Exemples de ces désastres: Crédit lyonnais, Gan, Alstom, Vivendi, Areva, Crédit local de France/Dexia qui aurait "pu être une affaire d’ampleur égale à celle de Lehman Brothers au même moment si les gouvernements français et belge n’étaient venus à la rescousse sur fonds publics"
Il est question aussi bien sûr du "désastre éthique de France Telecom". À propos de ces "bérézinas", A. Moatti parle d'un "immense gâchis", "sans que jamais un quelconque bilan interne n’ait été fait de ces graves échecs". Aucune introspection, un système en roue libre.

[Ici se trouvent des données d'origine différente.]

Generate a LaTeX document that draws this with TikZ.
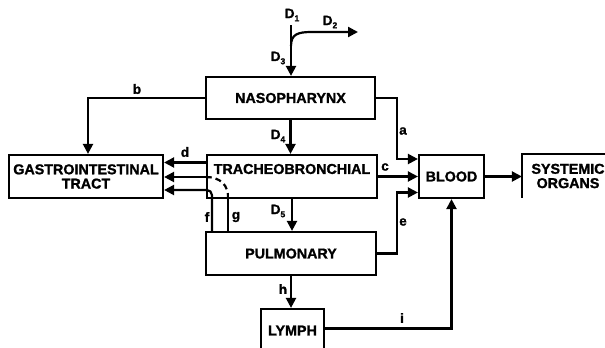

"Mal conduire l'entreprise" et "mal se conduire" enrichissement indu, pratiques à la limite du harcèlement: si ce n'est pas spécifique aux membres des Grands Corps, "leur position inamovible et orchestrée à la tête de grands groupes laisse non sanctionnées ce genre d’attitudes".

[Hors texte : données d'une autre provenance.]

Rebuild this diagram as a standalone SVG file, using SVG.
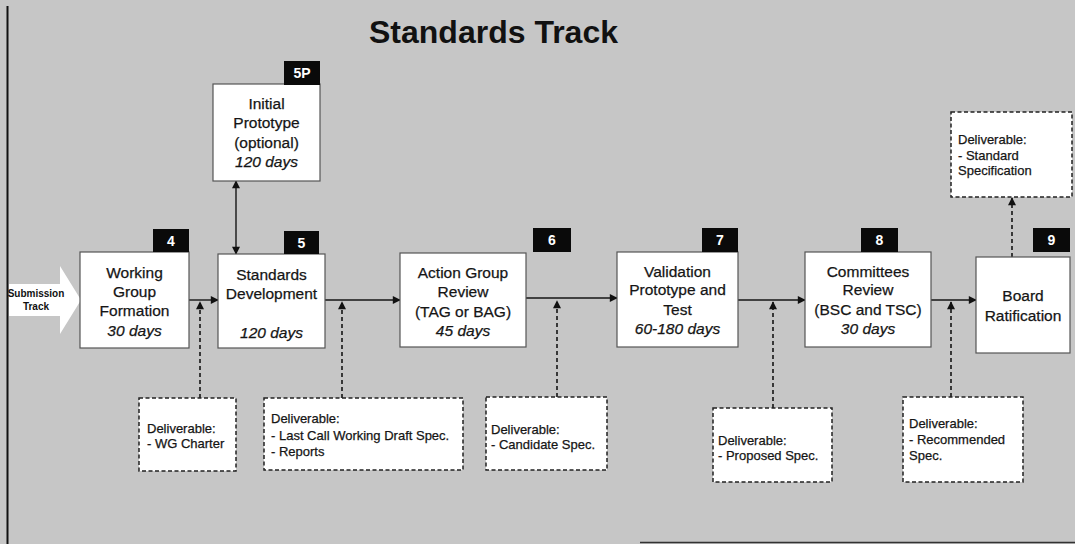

Cette "technocratie affairiste intimement liée aux grandes entreprises et aux grands cabinets de conseil" se montre donc particulièrement active dans "la marchandisation de l’intouchable (santé, éducation, infrastructures publiques…)". Un saccage, le plus souvent.

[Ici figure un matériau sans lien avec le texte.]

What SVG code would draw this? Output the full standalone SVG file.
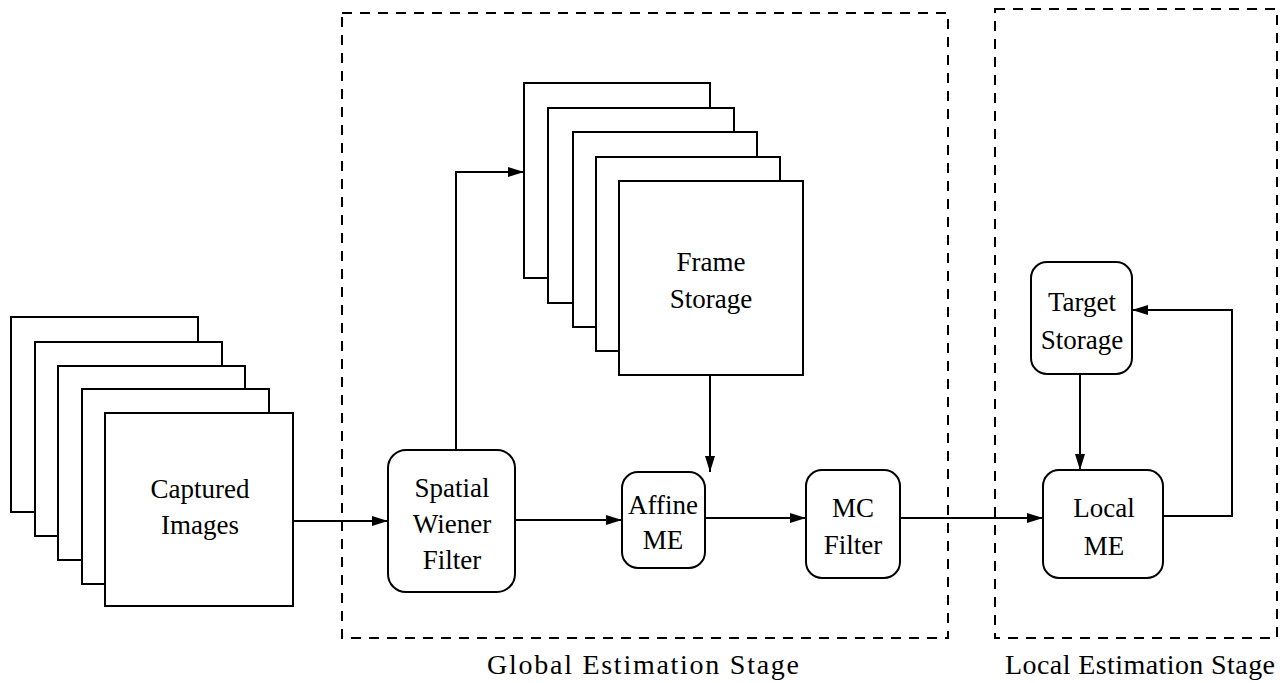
<svg xmlns="http://www.w3.org/2000/svg" width="1283" height="683" viewBox="0 0 1283 683">
<style>
.bg{fill:#fff}
.frame{fill:#fff;stroke:#000;stroke-width:2}
.node{fill:#fff;stroke:#000;stroke-width:2}
.stage{fill:none;stroke:#000;stroke-width:2;stroke-dasharray:10 8}
.conn{fill:none;stroke:#000;stroke-width:2}
text{font-family:"Liberation Serif","DejaVu Serif",serif;font-size:27px;fill:#000;text-anchor:middle}
.lbl{font-size:28px}
</style>
<defs>
<marker id="arr" viewBox="0 0 16 10" refX="16" refY="5" markerWidth="16" markerHeight="10" markerUnits="userSpaceOnUse" orient="auto">
<path d="M0,0 L16,5 L0,10 Z" fill="#000"/>
</marker>
</defs>
<rect class="bg" x="0" y="0" width="1283" height="683"/>

<g id="global-stage">
<rect class="stage" x="342" y="13" width="606" height="625"/>
<text class="lbl" x="643" y="674" textLength="312" lengthAdjust="spacing">Global Estimation Stage</text>
</g>
<g id="local-stage">
<rect class="stage" x="995" y="9" width="282" height="629"/>
<text class="lbl" x="1140" y="674" textLength="270" lengthAdjust="spacing">Local Estimation Stage</text>
</g>

<g id="captured-images">
<rect class="frame" x="11" y="317" width="187" height="195"/>
<rect class="frame" x="35" y="342" width="187" height="194"/>
<rect class="frame" x="58" y="366" width="187" height="194"/>
<rect class="frame" x="82" y="389" width="187" height="195"/>
<rect class="frame" x="105" y="413" width="188" height="193"/>
<text x="200" y="498">Captured</text>
<text x="200" y="534">Images</text>
</g>

<g id="frame-storage">
<rect class="frame" x="524" y="83" width="186" height="195"/>
<rect class="frame" x="548" y="108" width="186" height="195"/>
<rect class="frame" x="573" y="132" width="184" height="195"/>
<rect class="frame" x="596" y="157" width="184" height="194"/>
<rect class="frame" x="619" y="181" width="184" height="194"/>
<text x="711" y="271">Frame</text>
<text x="711" y="308">Storage</text>
</g>

<g id="spatial-wiener-filter">
<rect class="node" x="388" y="450" width="127" height="142" rx="18"/>
<text x="452" y="497">Spatial</text>
<text x="452" y="533">Wiener</text>
<text x="452" y="569">Filter</text>
</g>

<g id="affine-me">
<rect class="node" x="622" y="472" width="83" height="96" rx="16"/>
<text x="663" y="514">Affine</text>
<text x="663" y="549">ME</text>
</g>

<g id="mc-filter">
<rect class="node" x="806" y="470" width="94" height="108" rx="16"/>
<text x="853" y="517">MC</text>
<text x="853" y="554">Filter</text>
</g>

<g id="target-storage">
<rect class="node" x="1031" y="262" width="101" height="112" rx="16"/>
<text x="1082" y="311">Target</text>
<text x="1082" y="349">Storage</text>
</g>

<g id="local-me">
<rect class="node" x="1043" y="470" width="120" height="108" rx="16"/>
<text x="1104" y="517">Local</text>
<text x="1104" y="555">ME</text>
</g>

<g id="connectors">
<path class="conn" d="M293,521 L388,521" marker-end="url(#arr)"/>
<path class="conn" d="M456,450 L456,172 L524,172" marker-end="url(#arr)"/>
<path class="conn" d="M515,520 L622,520" marker-end="url(#arr)"/>
<path class="conn" d="M710,375 L710,472" marker-end="url(#arr)"/>
<path class="conn" d="M705,518 L806,518" marker-end="url(#arr)"/>
<path class="conn" d="M900,518 L1043,518" marker-end="url(#arr)"/>
<path class="conn" d="M1080,374 L1080,470" marker-end="url(#arr)"/>
<path class="conn" d="M1163,516 L1232,516 L1232,310 L1132,310" marker-end="url(#arr)"/>
</g>
</svg>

On assiste alors à un "renversement complet de la fonction d’un corps d’État: de la gestion du bien commun à l’organisation active d’une privatisation fondée sur une rente publique". Un renversement particulièrement flagrant avec la privatisation des autoroutes ou des aéroports.
Idem pour le chemin de fer: les ingénieurs des Grands Corps pouvaient être animés d'un "saint-simonisme ferroviaire" (humanisme, sens du bien public). Rupture quand "les énarques mirent la main sur la SNCF": flexibilité tarifaire, tout-TGV, disparition des petites lignes…
En somme, "tout ce qui a été institué en bien commun à partir du XIXe siècle (pour les premiers barrages et réseaux ferrés) jusqu’aux années 1970 (inauguration de Roissy), avec l’instrument du corps des Ponts et Chaussées, devient au XXIe siècle sujet à profits".
Autre exemple édifiant: "les banques françaises sont gérées par des inspecteurs des Finances". Mais dès lors, "comment peut-on parler d’intérêt général à la tête d’une grande banque privée?" "La notion d’intérêt général a-t-elle encore un sens chez ces hauts fonctionnaires?"
On le savait mais A. Moatti en fait une parfaite démonstration concrète, fondée sur un foisonnement d'exemples: le néolibéralisme constitue "en fait la dérégulation et l’appel à l’État pour la libéralisation de nouveaux pans économiques (autoroutes, puis santé, éducation…)".
"Les années Mitterrand voient un déferlement énarchique dans les rangs du pouvoir – anciens élèves sincèrement engagés à gauche ou simplement opportunistes" qui y trouvent "la possibilité d’une accélération de carrière, et ne tarderont pas à grossir les rangs du néo-libéralisme".
C'est aussi ce qui est passionnant dans le livre: l'articulation entre la situation présente (une dérive catastrophique) et la "rétro-histoire des Grands Corps" qu'opère Alexandre Moatti en historien: démontrer ces évolutions apparaît décisif pour comprendre où nous en sommes.
C'est également un livre non seulement incisif mais courageux: Alexandre Moatti est lui-même issu de ces "Grands Corps" (Polytechnicien, ingénieur des Mines, haut fonctionnaire). Son analyse est d'autant plus documentée, renforcée aussi par sa formation d'historien des sciences.
L'ouvrage est rigoureux et précis. Il est aussi empreint de colère et d'indignation devant la dénaturation d'une mission de bien commun et de service public. On retrouve de plus en plus cette conscience chez des personnes qui ne peuvent plus se taire face aux évolutions délétères
C'est pourquoi ce livre est doublement important: pour l'analyse d'un long dévoiement aux conséquences quotidiennes sur nos vies; pour le geste engagé qu'il représente, en ne se contentant pas, d'ailleurs, de décrire mais en proposant des alternatives centrées sur le bien commun.